> _Exercise brief_
Write each line of the material exactly as given, from the top through the line that contains "const triangleY = [7.2, 97.4, 8.9, 93.4, 7.5, 96.1, 3.9]", and omit all pictures.

--- START Given information ---

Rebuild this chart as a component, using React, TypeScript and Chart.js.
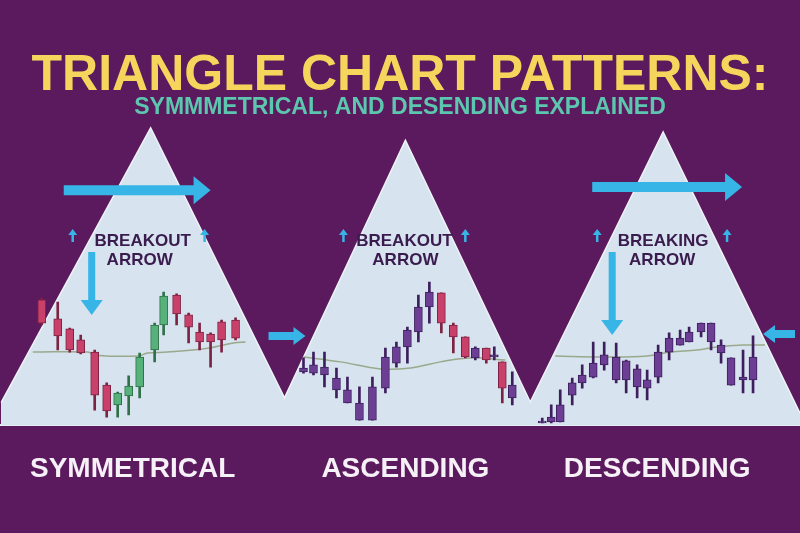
import { useEffect, useRef } from "react"
import { Chart, registerables } from "chart.js"

Chart.register(...registerables)

// names under each triangle and where they sit on the x axis
const patternNames = ["SYMMETRICAL", "ASCENDING", "DESCENDING"]
const patternCenters = [13.2, 40.5, 65.7]

// outline of the three light triangles (joined at their bases)
const triangleX = [0, 15, 28.4, 40.5, 53, 66.3, 80]
const triangleY = [7.2, 97.4, 8.9, 93.4, 7.5, 96.1, 3.9]

// symmetrical triangle candles
const symX = [4.1, 5.7, 6.9, 8.0, 9.4, 10.6, 11.7, 12.8, 13.9, 15.4, 16.3, 17.6, 18.8, 19.9, 21.0, 22.1, 23.5]
const symOpen = [41.0, 34.8, 31.5, 27.9, 23.9, 13.1, 6.6, 9.5, 12.5, 24.6, 32.8, 42.6, 36.1, 30.5, 29.8, 33.8, 34.4]
const symClose = [33.4, 29.2, 24.6, 23.6, 9.8, 4.6, 10.5, 12.8, 22.3, 32.8, 42.3, 36.4, 32.1, 27.2, 27.2, 27.9, 28.5]
const symHigh = [41.6, 40.3, 31.8, 29.5, 24.6, 13.8, 10.8, 16.1, 23.6, 33.4, 43.6, 43.0, 36.7, 33.4, 30.2, 34.4, 35.1]
const symLow = [32.8, 24.6, 23.9, 23.3, 4.9, 2.6, 2.6, 3.3, 8.9, 20.7, 29.5, 32.8, 26.9, 24.6, 19.0, 23.9, 27.9]

// ascending triangle candles
const ascX = [30.3, 31.3, 32.4, 33.6, 34.7, 35.9, 37.2, 38.5, 39.6, 40.7, 41.8, 42.9, 44.1, 45.3, 46.5, 47.5, 48.6, 49.4, 50.2, 51.2]
const ascOpen = [17.4, 17.0, 16.4, 11.5, 7.2, 1.6, 1.6, 12.1, 20.3, 25.6, 30.5, 38.7, 43.3, 32.8, 28.9, 22.0, 25.2, 22.3, 20.7, 8.9]
const ascClose = [18.7, 19.7, 19.0, 15.4, 11.5, 7.2, 12.5, 22.3, 25.6, 31.1, 38.7, 43.6, 33.4, 28.9, 22.3, 25.2, 21.3, 23.0, 12.1, 13.1]
const ascHigh = [22.0, 23.9, 23.9, 18.7, 15.7, 12.5, 15.7, 25.2, 27.2, 32.1, 42.6, 46.9, 43.3, 33.4, 28.9, 25.6, 25.2, 25.6, 20.7, 17.4]
const ascLow = [17.0, 16.4, 12.5, 8.9, 7.2, 1.6, 1.6, 10.5, 19.0, 20.3, 27.2, 33.4, 30.2, 23.6, 22.0, 21.3, 20.3, 21.3, 7.2, 6.6]

// descending triangle candles
const descX = [54.2, 55.1, 56.0, 57.2, 58.2, 59.3, 60.4, 61.6, 62.6, 63.7, 64.7, 65.8, 66.9, 68.0, 68.9, 70.1, 71.1, 72.1, 73.1, 74.3, 75.3]
const descOpen = [0.7, 1.0, 1.0, 9.8, 13.8, 15.7, 19.7, 22.3, 21.0, 18.4, 14.8, 15.7, 23.9, 26.2, 27.2, 30.5, 33.4, 26.2, 22.0, 15.7, 14.8]
const descClose = [1.3, 2.6, 6.6, 13.8, 16.4, 20.3, 23.0, 14.8, 14.8, 12.5, 12.1, 23.9, 28.5, 28.5, 30.5, 33.4, 27.2, 23.6, 13.1, 14.8, 22.3]
const descHigh = [2.3, 6.6, 11.5, 15.4, 19.7, 27.2, 27.2, 26.9, 21.3, 19.7, 18.0, 26.2, 30.2, 31.1, 32.1, 33.4, 33.4, 27.9, 22.0, 24.6, 29.2]
const descLow = [0.7, 0.7, 1.0, 6.6, 12.1, 15.4, 18.0, 13.8, 10.5, 8.9, 8.2, 13.8, 21.3, 26.2, 27.2, 28.9, 24.6, 20.3, 13.1, 10.5, 10.5]

// moving average lines through each pattern
const symMaX = [3.2, 8.7, 9.5, 13.7, 14.7, 16.7, 20.7, 23.3, 24.5]
const symMaY = [23.9, 23.9, 22.9, 22.6, 23.6, 23.9, 25.2, 26.9, 27.2]
const ascMaX = [30.3, 34.0, 38.0, 41.0, 44.0, 47.0, 50.5]
const ascMaY = [22.3, 20.7, 18.4, 18.7, 20.7, 22.0, 21.3]
const descMaX = [55.5, 60.0, 64.7, 67.0, 69.7, 71.7, 74.3, 76.5]
const descMaY = [22.6, 22.3, 22.6, 23.9, 24.6, 25.6, 26.2, 26.2]

const FONT = "'Liberation Sans', Arial, sans-serif"
const BG = "#5c1a5e"
const LIGHT = "#d7e3ee"
const CYAN = "#36b5e6"
const RED = { fill: "#c9416a", edge: "#7c2243" }
const GREEN = { fill: "#56b27a", edge: "#2f7049" }
const PURPLE = { fill: "#6c3f94", edge: "#3d1f5e" }

// arrows in chart units: from, to, shaft / head length / head width in px
const arrows = [
  { from: [6.3, 77.0], to: [21.0, 77.0], shaft: 10, head: 17, width: 28 },
  { from: [59.2, 78.0], to: [74.2, 78.0], shaft: 10, head: 17, width: 28 },
  { from: [9.1, 56.7], to: [9.1, 36.1], shaft: 7, head: 15, width: 22 },
  { from: [61.2, 56.7], to: [61.2, 29.5], shaft: 7, head: 15, width: 22 },
  { from: [26.8, 29.2], to: [30.5, 29.2], shaft: 8, head: 12, width: 18 },
  { from: [79.5, 29.8], to: [76.3, 29.8], shaft: 8, head: 12, width: 18 },
  ...[7.2, 20.4, 34.3, 46.5, 59.7, 72.7].map((x) => ({ from: [x, 60.0], to: [x, 64.3], shaft: 2.5, head: 6, width: 9 })),
]

const captions = [
  { text: "BREAKOUT", x: 14.2, y: 60.3 },
  { text: "ARROW", x: 13.9, y: 54.1 },
  { text: "BREAKOUT", x: 40.4, y: 60.3 },
  { text: "ARROW", x: 40.5, y: 54.1 },
  { text: "BREAKING", x: 66.3, y: 60.3 },
  { text: "ARROW", x: 66.2, y: 54.1 },
]

function drawArrow(ctx: CanvasRenderingContext2D, x1: number, y1: number, x2: number, y2: number, shaft: number, head: number, width: number) {
  const len = Math.hypot(x2 - x1, y2 - y1)
  const ux = (x2 - x1) / len
  const uy = (y2 - y1) / len
  const nx = -uy
  const ny = ux
  const bx = x2 - ux * head
  const by = y2 - uy * head
  ctx.beginPath()
  ctx.moveTo(x1 + (nx * shaft) / 2, y1 + (ny * shaft) / 2)
  ctx.lineTo(bx + (nx * shaft) / 2, by + (ny * shaft) / 2)
  ctx.lineTo(bx + (nx * width) / 2, by + (ny * width) / 2)
  ctx.lineTo(x2, y2)
  ctx.lineTo(bx - (nx * width) / 2, by - (ny * width) / 2)
  ctx.lineTo(bx - (nx * shaft) / 2, by - (ny * shaft) / 2)
  ctx.lineTo(x1 - (nx * shaft) / 2, y1 - (ny * shaft) / 2)
  ctx.closePath()
  ctx.fill()
}

const overlay = {
  id: "overlay",
  afterDatasetsDraw(chart: Chart) {
    const { ctx } = chart
    const x = chart.scales.x
    const y = chart.scales.y
    ctx.save()
    ctx.fillStyle = CYAN
    for (const a of arrows) {
      drawArrow(ctx, x.getPixelForValue(a.from[0]), y.getPixelForValue(a.from[1]), x.getPixelForValue(a.to[0]), y.getPixelForValue(a.to[1]), a.shaft, a.head, a.width)
    }
    ctx.fillStyle = "#3a1b4e"
    ctx.font = `bold 17px ${FONT}`
    ctx.textAlign = "center"
    ctx.textBaseline = "middle"
    for (const t of captions) {
      ctx.fillText(t.text, x.getPixelForValue(t.x), y.getPixelForValue(t.y))
    }
    ctx.restore()
  },
}

export default function App() {
  const chartRef = useRef<HTMLCanvasElement>(null)
  const chartInstance = useRef<Chart | null>(null)

  useEffect(() => {
    if (!chartRef.current) return
    if (chartInstance.current) chartInstance.current.destroy()
    const ctx = chartRef.current.getContext("2d")
    if (!ctx) return

    const panels = [
      { x: symX, open: symOpen, close: symClose, high: symHigh, low: symLow, up: GREEN, down: RED },
      { x: ascX, open: ascOpen, close: ascClose, high: ascHigh, low: ascLow, up: PURPLE, down: RED },
      { x: descX, open: descOpen, close: descClose, high: descHigh, low: descLow, up: PURPLE, down: PURPLE },
    ]

    const wicks: { x: number; y: number[] }[] = []
    const bodies: { x: number; y: number[] }[] = []
    const fills: string[] = []
    const edges: string[] = []
    panels.forEach((p) => {
      p.x.forEach((xv, i) => {
        const o = p.open[i]
        const c = p.close[i]
        const tone = c >= o ? p.up : p.down
        wicks.push({ x: xv, y: [p.low[i], p.high[i]] })
        bodies.push({ x: xv, y: [Math.min(o, c), Math.max(o, c)] })
        fills.push(tone.fill)
        edges.push(tone.edge)
      })
    })

    const maLine = (xs: number[], ys: number[]) => ({
      type: "line" as const,
      data: xs.map((v, i) => ({ x: v, y: ys[i] })),
      borderColor: "#9aa98c",
      borderWidth: 1.5,
      pointRadius: 0,
      tension: 0.4,
      fill: false,
      order: 5,
    })

    chartInstance.current = new Chart(ctx, {
      type: "bar",
      data: {
        datasets: [
          {
            type: "line",
            data: triangleX.map((v, i) => ({ x: v, y: triangleY[i] })),
            borderColor: "#eef3f8",
            borderWidth: 1.5,
            backgroundColor: LIGHT,
            fill: "start",
            pointRadius: 0,
            tension: 0,
            order: 10,
          },
          maLine(symMaX, symMaY),
          maLine(ascMaX, ascMaY),
          maLine(descMaX, descMaY),
          {
            type: "bar",
            data: wicks,
            backgroundColor: edges,
            barThickness: 2,
            grouped: false,
            order: 2,
          },
          {
            type: "bar",
            data: bodies,
            backgroundColor: fills,
            borderColor: edges,
            borderWidth: 1,
            borderSkipped: false,
            barThickness: 8,
            grouped: false,
            order: 1,
          },
        ],
      } as any,
      options: {
        responsive: true,
        maintainAspectRatio: false,
        animation: false,
        layout: { padding: { top: 0, bottom: 20, left: 0, right: 0 } },
        plugins: {
          legend: { display: false },
          tooltip: { enabled: false },
          title: {
            display: true,
            text: "TRIANGLE CHART PATTERNS:",
            color: "#f6d55c",
            font: { family: FONT, size: 50, weight: "bold", lineHeight: 0.82 },
            padding: { top: 56, bottom: 0 },
          },
          subtitle: {
            display: true,
            text: "SYMMMETRICAL, AND DESENDING EXPLAINED",
            color: "#5cc7ae",
            font: { family: FONT, size: 23, weight: "bold", lineHeight: 0.87 },
            padding: { top: 1, bottom: 2 },
          },
        },
        scales: {
          x: {
            type: "linear",
            min: 0,
            max: 80,
            offset: false,
            grid: { display: false, drawTicks: false },
            border: { display: true, color: "#e6edf4", width: 2 },
            afterBuildTicks: (axis) => {
              axis.ticks = patternCenters.map((v) => ({ value: v }))
            },
            ticks: {
              autoSkip: false,
              maxRotation: 0,
              padding: 30,
              color: "#f6f0f7",
              font: { family: FONT, size: 28, weight: "bold", lineHeight: 1 },
              callback: (_v, i) => patternNames[i],
            },
          },
          y: { display: false, min: 0, max: 100 },
        },
      },
      plugins: [overlay],
    })

    return () => {
      if (chartInstance.current) {
        chartInstance.current.destroy()
        chartInstance.current = null
      }
    }
  }, [])

  return (
    <div style={{ position: "fixed", left: 0, top: 0, width: 800, height: 533, background: BG }}>
      <canvas ref={chartRef} />
    </div>
  )
}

--- END Given information ---

> _Expected output_
Rebuild this chart as a component, using React, TypeScript and Chart.js.
import { useEffect, useRef } from "react"
import { Chart, registerables } from "chart.js"

Chart.register(...registerables)

// names under each triangle and where they sit on the x axis
const patternNames = ["SYMMETRICAL", "ASCENDING", "DESCENDING"]
const patternCenters = [13.2, 40.5, 65.7]

// outline of the three light triangles (joined at their bases)
const triangleX = [0, 15, 28.4, 40.5, 53, 66.3, 80]
const triangleY = [7.2, 97.4, 8.9, 93.4, 7.5, 96.1, 3.9]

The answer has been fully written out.